The Party is the brainchild of Central Coast greyhound trainer Ray Pitstock who is a member of the NSW Greyhound Breeders, Owners and Trainers Association (GBOTA) and has been a part of the sport for over 40 years.
Pitstock said he was devastated by the decision by Premier Mike Baird and Deputy Premier Troy Grant to close down the industry, but says he has no intentions of standing by and watching as his beloved sport is torn apart.
“Unless a miracle happens the bill to ban greyhound racing is going to go through and come July 2017 greyhounds as we know it won’t exist,” Pitstock told Australian Racing Greyhound.
“My aim is to get in now and get organised so that when the election does come up in 2019 we will be ready to have a crack.
“The response I have received so far has been overwhelming – we even have a leading horse trainer wanting to come on board.
“We are going to canvas and attack every Liberal, National and Green.
“We have already got two people who have put up their hand in my area (Central Coast) to have a go at Adam Crouch the member for Terrigal.
“It is disgusting the way he (Baird) has gone about doing things and his whole attitude towards the greyhound industry.”

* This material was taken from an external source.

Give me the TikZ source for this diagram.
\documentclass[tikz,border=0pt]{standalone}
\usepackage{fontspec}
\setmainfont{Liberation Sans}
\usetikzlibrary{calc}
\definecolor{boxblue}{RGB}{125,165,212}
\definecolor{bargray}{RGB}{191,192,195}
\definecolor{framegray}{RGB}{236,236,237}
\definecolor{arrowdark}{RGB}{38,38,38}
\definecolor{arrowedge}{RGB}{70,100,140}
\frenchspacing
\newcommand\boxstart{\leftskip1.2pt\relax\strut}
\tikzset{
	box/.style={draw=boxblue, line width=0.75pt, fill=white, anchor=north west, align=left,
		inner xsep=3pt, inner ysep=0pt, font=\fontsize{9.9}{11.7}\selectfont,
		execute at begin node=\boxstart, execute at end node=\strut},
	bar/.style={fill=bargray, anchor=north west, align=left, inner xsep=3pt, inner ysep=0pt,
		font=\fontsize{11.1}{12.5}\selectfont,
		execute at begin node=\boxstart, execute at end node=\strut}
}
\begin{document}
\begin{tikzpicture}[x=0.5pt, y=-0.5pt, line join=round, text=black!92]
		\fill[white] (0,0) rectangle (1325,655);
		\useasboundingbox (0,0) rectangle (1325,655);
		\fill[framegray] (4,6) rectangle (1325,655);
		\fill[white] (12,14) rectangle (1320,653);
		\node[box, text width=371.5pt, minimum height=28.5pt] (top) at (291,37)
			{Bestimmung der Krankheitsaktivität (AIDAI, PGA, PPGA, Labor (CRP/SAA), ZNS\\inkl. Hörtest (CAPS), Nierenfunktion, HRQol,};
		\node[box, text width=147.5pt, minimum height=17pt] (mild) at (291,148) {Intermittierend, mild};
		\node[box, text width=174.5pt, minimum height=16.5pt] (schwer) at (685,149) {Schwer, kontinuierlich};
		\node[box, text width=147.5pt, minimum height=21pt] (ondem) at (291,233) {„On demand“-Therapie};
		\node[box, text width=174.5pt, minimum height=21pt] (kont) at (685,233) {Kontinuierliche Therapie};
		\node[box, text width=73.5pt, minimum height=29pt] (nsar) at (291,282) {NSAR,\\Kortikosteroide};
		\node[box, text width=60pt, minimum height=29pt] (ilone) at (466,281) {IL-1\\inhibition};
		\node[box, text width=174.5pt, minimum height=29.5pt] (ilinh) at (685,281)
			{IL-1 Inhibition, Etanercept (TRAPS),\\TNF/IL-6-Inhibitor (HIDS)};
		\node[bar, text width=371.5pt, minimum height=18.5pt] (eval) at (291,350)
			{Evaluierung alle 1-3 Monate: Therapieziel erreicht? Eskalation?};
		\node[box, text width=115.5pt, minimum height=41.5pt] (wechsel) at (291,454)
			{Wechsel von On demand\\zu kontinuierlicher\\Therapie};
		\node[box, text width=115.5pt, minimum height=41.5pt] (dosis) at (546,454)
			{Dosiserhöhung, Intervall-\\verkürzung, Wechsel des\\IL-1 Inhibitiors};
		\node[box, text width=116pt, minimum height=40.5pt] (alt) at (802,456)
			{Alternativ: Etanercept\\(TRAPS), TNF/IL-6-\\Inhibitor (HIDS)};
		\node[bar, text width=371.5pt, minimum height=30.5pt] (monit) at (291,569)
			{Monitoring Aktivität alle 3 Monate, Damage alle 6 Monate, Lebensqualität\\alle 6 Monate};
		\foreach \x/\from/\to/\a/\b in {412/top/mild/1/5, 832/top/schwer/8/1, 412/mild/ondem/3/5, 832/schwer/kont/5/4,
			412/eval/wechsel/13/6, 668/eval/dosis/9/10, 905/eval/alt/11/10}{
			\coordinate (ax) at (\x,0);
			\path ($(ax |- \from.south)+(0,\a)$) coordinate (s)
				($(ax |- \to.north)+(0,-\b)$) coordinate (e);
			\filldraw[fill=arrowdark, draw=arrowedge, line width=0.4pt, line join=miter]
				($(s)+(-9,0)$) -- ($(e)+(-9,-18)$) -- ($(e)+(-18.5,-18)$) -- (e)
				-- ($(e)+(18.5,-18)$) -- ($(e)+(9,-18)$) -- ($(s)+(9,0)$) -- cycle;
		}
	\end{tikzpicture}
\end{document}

Pitstock says the Australian Sport and Racing Party isn’t just for people with an interest in the dishlickers, but for all those fearing the repercussions a ban may have on their lives.
“The party is for all people who feel as though we have been given a raw deal and don’t want the same thing to happen to their industry,” he said.
“It’s totally un-Australian.”
For now, the Party is focused on NSW and Pitstock plans to officially register it once he reaches the required 750 members, a target he says he will easily surpass.
“We have to get 750 members to register the Party, but the way things are going we should have that by the end of the week,” he said.
“I think it could eventually go nationwide – I am surprised by the response I have received at the moment – and I am in the process of registering an ABN number so we will be totally legal.
“I am amazed by the number of people who want to be involved.
“The Upper House is probably the easiest way of getting in, but from the reaction I have got it wouldn’t surprise me if we jagged a Lower House seat.
“In a very short time we received 37,000 signatures on a petition – can you imagine the numbers we could get over the next two and a half years?”
Pitstock is aiming to ensure greyhound racing participants are given a glimmer of hope by the newly formed party, with one of its key objectives being to overturn the proposed NSW greyhound racing prohibition.
“They have got [Dr Keniry] talking about compensation – but how do you put a financial value on emotion? You can’t put a dollar on it – not that I think they would consider a greyhound being worth much anyway.
“There are a lot of people affected here. It will end up affecting about 30,000 – 40,000 people once the whole thing comes into effect.
“So many people rely on the industry and it gives a lot of people – especially the elderly – a reason to get up in the morning.
“What will these people have to live for once it’s been taken away?”
Pitstock is also hopeful that the Australian Sport and Racing Party will send shockwaves through to the government, delivering a message to the people at the helm that the greyhound industry won’t be going down without a fight.
“Their attitude is that they have put it through and now we are going to lay down – they think we are all Labor voters so why worry about us,” he said.
“But we are not going to lay down – they are going to have a massive fight on their hands come election time.
“We are going ahead with this and we are not going to let everyone down – we will fight for the greyhound racing industry.”